From 2004 to 2006, Grand was Director of the Aspen Institute’s Middle East Strategy Group. He has also served as an Adjunct Professor at American University’s School of International Service and Syracuse University’s Maxwell School of Citizenship and Public Affairs. From 2002 to 2003, he was an International Affairs Fellow at the Council on Foreign Relations. He has been a Term Member of the Council on Foreign Relations and a Henry Crown Fellow with the Aspen Institute. Until June 2002, Grand served as Director of Programs at the German Marshall Fund (GMF) of the United States. Before joining GMF in 1997, he was a staffer on the Senate Foreign Relations Committee, covering Europe and the New Independent States. In 1994, he was a Visiting Researcher at Charles University’s Center for Economics and Graduate Education in Prague. Grand earned a doctorate from the department of government at Harvard University and a bachelor’s degree in political science from the government honors program at the University of Virginia, where he was a Jefferson Scholar.
|Dr. Jessica Ashooh
Deputy Director, Middle East Strategy Task Force, Atlantic Council
As Deputy Director of the Middle East Strategy Task Force, Jessica Ashooh focuses on how US foreign policy can more comprehensively address the growing challenges of state failure and violent extremism in the Middle East. Prior to joining the Atlantic Council, Ashooh spent a number of years based in Abu Dhabi, where she worked as a Senior Analyst in the UAE Foreign Ministry’s Policy Planning Department. In this capacity, she specialized on the crisis in Syria, and worked in close cooperation with the UAE Special Envoy for Syria to support the UAE’s engagement in the Geneva II peace process and with moderate elements of the Syrian political opposition. Ashooh has also worked as a consulting adviser to the Kurdistan Regional Government’s Ministry of Planning in Erbil, Iraq. Ashooh holds a doctorate and a master’s degree, both in international relations, from the University of Oxford (St. Antony’s College), which she attended as a Marshall Scholar. Her doctoral research focused on ideological and bureaucratic infighting in US foreign policy toward the Middle East. She holds a bachelor’s degree in international relations from Brown University.

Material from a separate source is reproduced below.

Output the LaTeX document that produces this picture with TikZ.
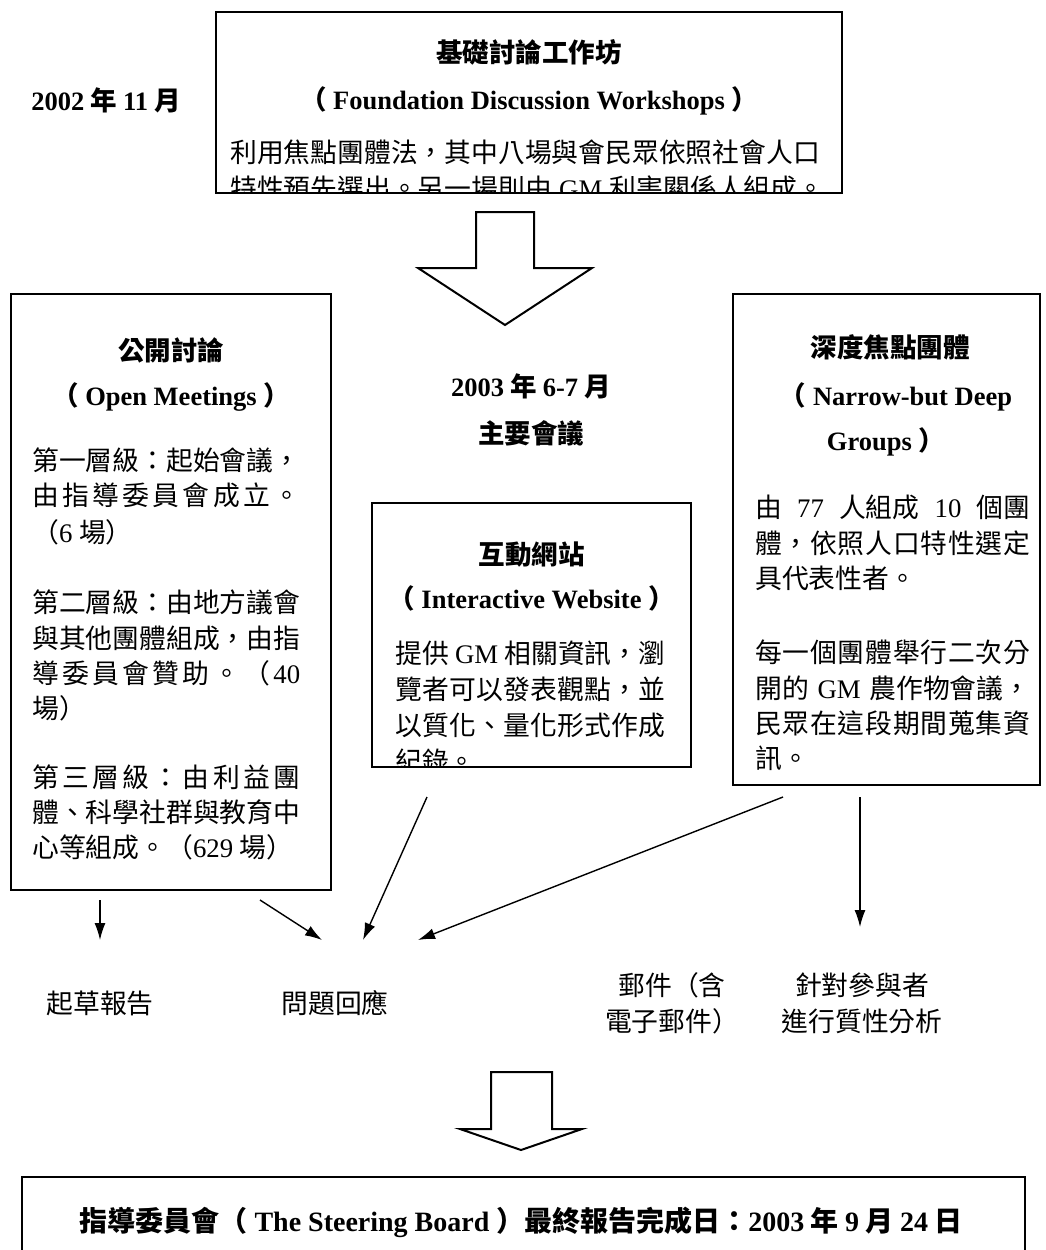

|Ms. Stefanie Hausheer Ali
Associate Director for Programs, Rafik Hariri Center for the Middle East, Atlantic Council
Stefanie Hausheer Ali is the Associate Director for Programs at the Atlantic Council’s Rafik Hariri Center for the Middle East. She is also a Research Fellow with the King Salman Center for Innovative Government in Riyadh. Stefanie holds a master’s degree in Middle East studies from the George Washington University’s Elliott School of International Affairs. She received her bachelor’s degree in political science and Italian studies from Saint Louis University. Stefanie speaks the Saudi dialect of Arabic, which she learned while hosting a number of Saudi students over the years.